I’m working in qiime2-2020.8 and I want to use ASVs database which was created by @benjjneb (Silva 138.1 prokaryotic SSU taxonomic training data formatted for DADA2 | Zenodo). The first file (silva_nr99_v138.1_train_set.fa.gz) seems to be a classifier type, but I don’t know if it is possible to import this to QIIME2. My partners work with this file in RStudio, but i want to know if I can use it in QIIME2. Thanks in advance for any help.
Also, I want to know if I’m right thinking that Silva 138.1 database is an OTU-based one, but not ASV-based. So my taxonomic assignment could be better if I use ASV-based database instead of the other. In theory, OTUs are groups of biological sequence so Dr. Callahan released the sequences within OTUs. Am I right?
Hi @fellora ,
From the description there, it sounds like this is just a version of the SILVA 138 bacterial sequences that is formatted for use with dada2 in R.

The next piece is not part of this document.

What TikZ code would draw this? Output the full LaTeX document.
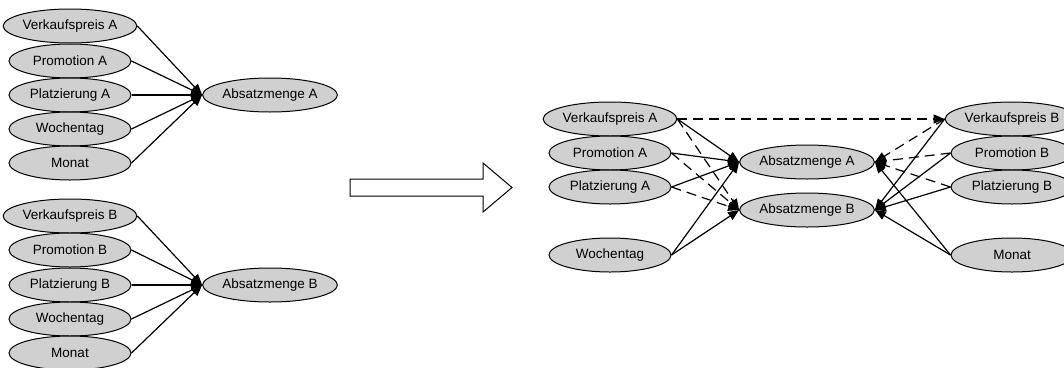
\documentclass[tikz,border=0pt]{standalone}
\usepackage{fontspec}
\setmainfont{Liberation Sans}
\usetikzlibrary{arrows.meta,shapes.geometric}
\definecolor{knotengrau}{RGB}{208,208,208}
\tikzset{
  var/.style = {ellipse, draw=black, fill=knotengrau, line width=1pt,
    inner sep=0pt, minimum width=122pt, minimum height=34pt,
    font=\fontsize{13.5}{15}\selectfont},% Einflussgroesse
  ziel/.style = {var, minimum width=128pt},% Absatzmenge, rechts
  kante/.style = {-{Triangle[length=11pt,width=9pt]}, line width=1.2pt},% direkter Einfluss
  quer/.style = {kante, dash pattern=on 10pt off 6pt},% Kreuzeinfluss
}
\begin{document}
\begin{tikzpicture}[x=1pt,y=-1pt]
\useasboundingbox (0,0) rectangle (1064,367);
% Modell A
\node[var] (vpA1) at (70,26) {Verkaufspreis A};
\node[var] (prA1) at (70,61) {Promotion A};
\node[var] (plA1) at (70,95) {Platzierung A};
\node[var] (woA1) at (70,129) {Wochentag};
\node[var] (moA1) at (70,163) {Monat};
\node[var] (abA1) at (270,95) {Absatzmenge A};
\draw[kante] (vpA1.east) -- (abA1.west);
\draw[kante] (prA1.east) -- (abA1.west);
\draw[kante] (plA1.east) -- (abA1.west);
\draw[kante] (woA1.east) -- (abA1.west);
\draw[kante] (moA1.east) -- (abA1.west);
% Modell B
\node[var] (vpB1) at (70,216) {Verkaufspreis B};
\node[var] (prB1) at (70,250) {Promotion B};
\node[var] (plB1) at (70,285) {Platzierung B};
\node[var] (woB1) at (70,319) {Wochentag};
\node[var] (moB1) at (70,353) {Monat};
\node[var] (abB1) at (270,285) {Absatzmenge B};
\draw[kante] (vpB1.east) -- (abB1.west);
\draw[kante] (prB1.east) -- (abB1.west);
\draw[kante] (plB1.east) -- (abB1.west);
\draw[kante] (woB1.east) -- (abB1.west);
\draw[kante] (moB1.east) -- (abB1.west);
% Blockpfeil
\draw[line width=1pt, fill=white] (350,179) -- (483,179) -- (483,163)
  -- (512,187.5) -- (483,212) -- (483,196) -- (350,196) -- cycle;
% gemeinsames Modell
\node[var] (vpA2) at (610,119) {Verkaufspreis A};
\node[var] (prA2) at (610,153) {Promotion A};
\node[var] (plA2) at (610,187) {Platzierung A};
\node[var] (woA2) at (610,255) {Wochentag};
\node[ziel] (abA2) at (807,162) {Absatzmenge A};
\node[ziel] (abB2) at (807,210) {Absatzmenge B};
\node[var] (vpB2) at (1012,119) {Verkaufspreis B};
\node[var] (prB2) at (1012,153) {Promotion B};
\node[var] (plB2) at (1012,187) {Platzierung B};
\node[var] (moB2) at (1012,255) {Monat};
\draw[kante] (vpA2.east) -- (abA2.west);
\draw[kante] (prA2.east) -- (abA2.west);
\draw[kante] (plA2.east) -- (abA2.west);
\draw[kante] (woA2.east) -- (abA2.west);
\draw[kante] (woA2.east) -- (abB2.west);
\draw[quer] (vpA2.east) -- (vpB2.west);
\draw[quer] (vpA2.east) -- (abB2.west);
\draw[quer] (prA2.east) -- (abB2.west);
\draw[quer] (plA2.east) -- (abB2.west);
\draw[kante] (vpB2.west) -- (abB2.east);
\draw[kante] (prB2.west) -- (abB2.east);
\draw[kante] (plB2.west) -- (abB2.east);
\draw[kante] (moB2.west) -- (abB2.east);
\draw[kante] (moB2.west) -- (abA2.east);
\draw[quer] (vpB2.west) -- (abA2.east);
\draw[quer] (prB2.west) -- (abA2.east);
\draw[quer] (plB2.west) -- (abA2.east);
\end{tikzpicture}
\end{document}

These will not be exactly the same as what dada2 and SILVA provide: we perform some additional QC steps as described in this tutorial:
Yes, the NR99 sequences are clustered at 99% to reduce redundancy. It is possible to create a 100% unique (ASV) database using RESCRIPt in QIIME 2, as described in that tutorial above.

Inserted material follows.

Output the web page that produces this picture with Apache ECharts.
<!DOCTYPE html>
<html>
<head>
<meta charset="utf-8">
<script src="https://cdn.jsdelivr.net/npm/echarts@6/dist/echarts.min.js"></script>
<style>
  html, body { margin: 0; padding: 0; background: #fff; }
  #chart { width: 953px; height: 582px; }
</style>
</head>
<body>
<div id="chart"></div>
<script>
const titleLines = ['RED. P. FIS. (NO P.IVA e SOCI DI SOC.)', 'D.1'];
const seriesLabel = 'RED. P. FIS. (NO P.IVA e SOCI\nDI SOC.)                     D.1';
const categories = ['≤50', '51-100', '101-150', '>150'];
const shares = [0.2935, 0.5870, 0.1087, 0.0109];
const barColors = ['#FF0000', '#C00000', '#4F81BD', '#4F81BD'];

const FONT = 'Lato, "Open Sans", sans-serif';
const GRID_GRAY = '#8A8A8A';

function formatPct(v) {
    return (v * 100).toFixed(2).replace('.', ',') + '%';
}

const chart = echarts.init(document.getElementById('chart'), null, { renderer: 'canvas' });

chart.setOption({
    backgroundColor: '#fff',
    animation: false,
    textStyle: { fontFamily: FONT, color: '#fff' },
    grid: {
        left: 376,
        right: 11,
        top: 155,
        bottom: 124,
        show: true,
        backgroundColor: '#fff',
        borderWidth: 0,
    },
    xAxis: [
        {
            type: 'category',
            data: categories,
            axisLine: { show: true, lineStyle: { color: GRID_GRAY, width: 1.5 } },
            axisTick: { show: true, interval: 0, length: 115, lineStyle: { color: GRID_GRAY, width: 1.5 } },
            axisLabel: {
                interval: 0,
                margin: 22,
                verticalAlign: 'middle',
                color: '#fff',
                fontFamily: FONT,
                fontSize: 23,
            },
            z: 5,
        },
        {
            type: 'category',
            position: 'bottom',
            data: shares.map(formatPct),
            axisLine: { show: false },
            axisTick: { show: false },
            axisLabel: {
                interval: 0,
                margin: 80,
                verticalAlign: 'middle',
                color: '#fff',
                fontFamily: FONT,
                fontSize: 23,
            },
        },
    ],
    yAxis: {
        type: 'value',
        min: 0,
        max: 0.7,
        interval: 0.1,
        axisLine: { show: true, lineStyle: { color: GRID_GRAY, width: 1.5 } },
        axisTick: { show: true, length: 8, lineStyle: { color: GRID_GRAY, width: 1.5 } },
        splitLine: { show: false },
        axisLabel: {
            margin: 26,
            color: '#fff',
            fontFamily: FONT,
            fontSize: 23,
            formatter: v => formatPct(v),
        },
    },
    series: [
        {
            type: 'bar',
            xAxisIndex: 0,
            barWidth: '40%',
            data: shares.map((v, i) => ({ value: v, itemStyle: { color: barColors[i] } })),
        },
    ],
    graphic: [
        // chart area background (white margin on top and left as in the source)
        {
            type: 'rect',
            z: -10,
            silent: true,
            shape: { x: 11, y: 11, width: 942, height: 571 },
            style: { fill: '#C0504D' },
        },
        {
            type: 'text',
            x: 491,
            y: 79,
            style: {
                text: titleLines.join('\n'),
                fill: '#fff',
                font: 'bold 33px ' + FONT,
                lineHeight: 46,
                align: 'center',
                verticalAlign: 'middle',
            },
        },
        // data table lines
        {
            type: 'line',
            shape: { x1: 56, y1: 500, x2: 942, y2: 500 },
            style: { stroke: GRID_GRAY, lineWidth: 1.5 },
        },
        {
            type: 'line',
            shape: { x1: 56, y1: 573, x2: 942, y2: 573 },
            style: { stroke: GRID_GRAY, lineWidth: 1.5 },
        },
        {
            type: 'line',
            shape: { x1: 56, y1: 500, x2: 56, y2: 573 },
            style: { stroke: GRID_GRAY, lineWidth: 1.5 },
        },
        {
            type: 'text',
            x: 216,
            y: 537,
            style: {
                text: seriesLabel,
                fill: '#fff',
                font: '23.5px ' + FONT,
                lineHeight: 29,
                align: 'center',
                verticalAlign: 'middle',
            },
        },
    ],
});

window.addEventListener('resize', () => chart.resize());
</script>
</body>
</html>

that level of resolution might not matter for taxonomy classification. The idea of ASVs is to allow mapping of unique sequence variants that theoretically represent subspecies-level variation. Taxonomic classification smooths over this variation to some degree, by mapping ASVs or OTUs to the nearest known reference taxonomy. An ASV database would most likely be redundant unless if the subspecies-level variants are annotated as such (e.g., strain ID) — though this would not be practically useful either since 16S (even full-length) does not fully resolve at subspecies level (this is why I refer to ASVs as "theoretically" subspecies variants — they are, but you cannot use 16S to distinguish true strains).
But you could certainly build a SILVA ASV database following the tutorial above, and test the level of resolution you get on your own data
Really awesome!! I and my short peruvian group are going to work with RESCRIPt to create a costumized database. But, our weakness is that we don't have a server so we are working at google cloud. Recentely, a RESCRIPt docker container was created by my collaborator (GitHub - gadgrandez/qiime2-rescript) and we are going to compare with other methods. Thanks a lot!!
Awesome!! So if we would improve the converted ASV-based SILVA database with a curated species-level NCBI-RefSeqs with RESCRIPt and, then, we add ASVs from other 16S SRA studies with their taxonomy assignation, so we can improve my taxonomic resolution and assigment for my specific ecosystem!!
that might be a job for q2-clawback (to weight taxonomic classificaiton by the likelihood of detecting specific taxa, instead of trimming a database, which can lead to misclassification issues).
Thanks a lot for the idea. I've read RESCRIPt's paper and taken a look in q2-clawback, I definitely want to use it. However, I'm blocked trying to convert OTU-based SILVA database. You mentioned that It is possible to do this in Rescript, but I don't have any idea how to start doing this (What command line?). Because the paper mention all the procedure in OTUs. Could you please give me some advice??
Hi @fellora ,
The tutorial above shows how to make such an ASV database (dereplicate but do not cluster the sequences). Likewise, this is how the sequences and pre-trained classifiers shared on the QIIME 2 data-resources page are created.